Mariangela La Manna | Università Cattolica del Sacro Cuore Milano | Italy
mariangela.lamanna@unicatt.it
September 16th 2022 | 15.00 – 16.30
Panel #11 | “Apocalypses and conflicts”
Room G.127 | Università Cattolica del Sacro Cuore Milan, Largo Gemelli 1
A Close Enough Dystopia: International Law and Climate Change in Kim Stanley Robinson’s The Ministry for the Future
Dystopian literature has traditionally been dismissed as a somewhat low form of sci-fi entertainment for teenagers or, alternatively, for nerdy, scarcely mature grown-ups. However, many books labeled as ‘dystopian’ managed to grasp and address some among the most pressing challenges for policy-makers and scholars alike, thus stimulating a conversation on very sensitive dilemmas, both in ethical and political terms. Suffice it to mention Isaac Asimov’s I Robot, foreshadowing the risks of artificial interlligence, or Kazuo Ishiguro’ s Never Let Me Go, triggering a debate on the boundaries of scientific and medical progress against the backdrop of human dignity, not to mention Margaret Atwood’s The Handmmaid’s Tale, once again at the very centre of the conversation on reproductive rights. Kim Stanley Robinson’s The Ministry for the Future is a welcome addition to the list, with its witty and intelligent depiction of the structural limitations of UN agencies before the challenge of climate change, and its dry account of the inefficient enforcement mechanisms provided for under international law to react to an internationally wrongful act, namely the blatant (and not so) fictional violation the 2015 Paris agreement.

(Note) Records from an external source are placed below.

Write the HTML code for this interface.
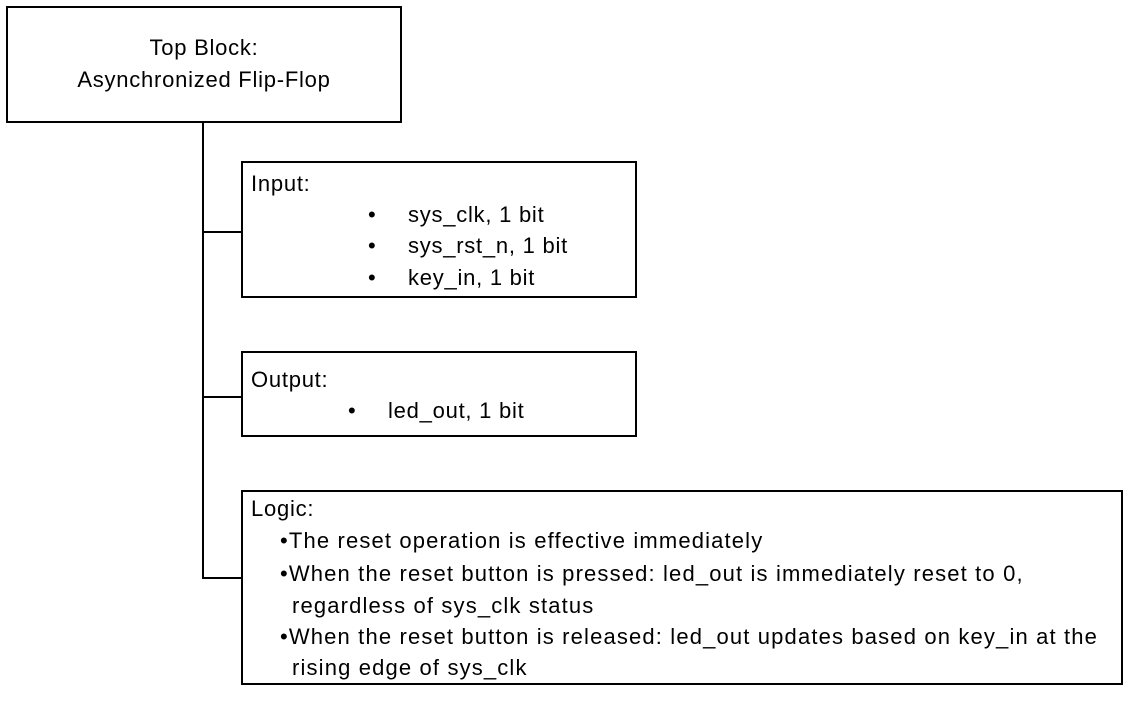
<!DOCTYPE html>
<html><head><meta charset="utf-8"><style>
body{margin:0;width:1138px;height:701px;background:#fff;position:relative;font-family:"Liberation Sans",sans-serif;font-size:22px;color:#000;overflow:hidden}
.b{position:absolute;border:2px solid #000;box-sizing:border-box}
.l{position:absolute;background:#000}
.t{position:absolute;white-space:nowrap;line-height:22px;letter-spacing:0.75px}
.g{letter-spacing:1.15px}
</style></head><body>
<div class="b" style="left:6px;top:6px;width:396px;height:117px"></div>
<div class="t" style="left:6px;width:396px;text-align:center;top:37px">Top Block:</div>
<div class="t" style="left:6px;width:396px;text-align:center;top:69px">Asynchronized Flip-Flop</div>
<div class="l" style="left:202px;top:122px;width:2px;height:457px"></div>
<div class="l" style="left:202px;top:231px;width:41px;height:2px"></div>
<div class="l" style="left:202px;top:396px;width:41px;height:2px"></div>
<div class="l" style="left:202px;top:577px;width:41px;height:2px"></div>

<div class="b" style="left:241px;top:161px;width:396px;height:137px"></div>
<div class="t" style="left:251px;top:173px">Input:</div>
<div class="t" style="left:368px;top:204px">•</div><div class="t" style="left:408px;top:204px">sys_clk, 1 bit</div>
<div class="t" style="left:368px;top:235px">•</div><div class="t" style="left:408px;top:235px">sys_rst_n, 1 bit</div>
<div class="t" style="left:368px;top:267px">•</div><div class="t" style="left:408px;top:267px">key_in, 1 bit</div>

<div class="b" style="left:241px;top:351px;width:396px;height:86px"></div>
<div class="t" style="left:251px;top:369px">Output:</div>
<div class="t" style="left:348px;top:400px">•</div><div class="t" style="left:388px;top:400px">led_out, 1 bit</div>

<div class="b" style="left:241px;top:490px;width:882px;height:195px"></div>
<div class="t" style="left:251px;top:498px">Logic:</div>
<div class="t g" style="left:280px;top:530px">•The reset operation is effective immediately</div>
<div class="t g" style="left:280px;top:563px">•When the reset button is pressed: led_out is immediately reset to 0,</div>
<div class="t g" style="left:292px;top:595px">regardless of sys_clk status</div>
<div class="t g" style="left:280px;top:626px">•When the reset button is released: led_out updates based on key_in at the</div>
<div class="t g" style="left:292px;top:657px">rising edge of sys_clk</div>
</body></html>
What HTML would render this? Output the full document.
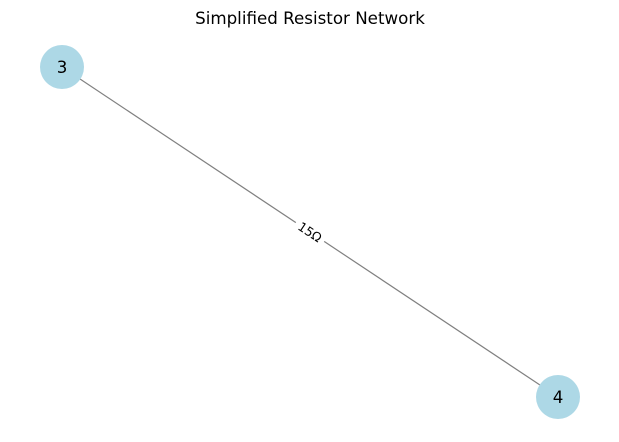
<!DOCTYPE html>
<html><head><style>body{margin:0;background:#fff}</style></head><body>
<svg width="619" height="442" xmlns="http://www.w3.org/2000/svg" style="display:block">
<rect width="619" height="442" fill="#fff"/>
<text x="310" y="24" text-anchor="middle" font-family="DejaVu Sans, sans-serif" font-size="16.7">Simplified Resistor Network</text>
<line x1="62" y1="67" x2="558" y2="397" stroke="#808080" stroke-width="1.2"/>
<g transform="translate(310,232) rotate(33.6)">
<rect x="-17" y="-8" width="34" height="16" fill="#fff"/>
<text x="0" y="4.5" text-anchor="middle" font-family="DejaVu Sans, sans-serif" font-size="12.5">15Ω</text>
</g>
<circle cx="62" cy="67" r="22" fill="#add8e6"/>
<circle cx="558" cy="397" r="22" fill="#add8e6"/>
<text x="62" y="73" text-anchor="middle" font-family="DejaVu Sans, sans-serif" font-size="16.7">3</text>
<text x="558" y="403" text-anchor="middle" font-family="DejaVu Sans, sans-serif" font-size="16.7">4</text>
</svg>
</body></html>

Mariangela La Manna is a Researcher in International Law at the Catholic University, where she also teaches International Law at the undergraduate level and International Human Rights Law in the ‘International Cooperation and Development’ Master’s programme. She has written on universal jurisdiction in the prosecution of international crimes, State immunity from foreign jurisdiction, self-determination of peoples etc. Her current research focuses on the relationship between corporations and climate change, from the perspective of both public and private international law.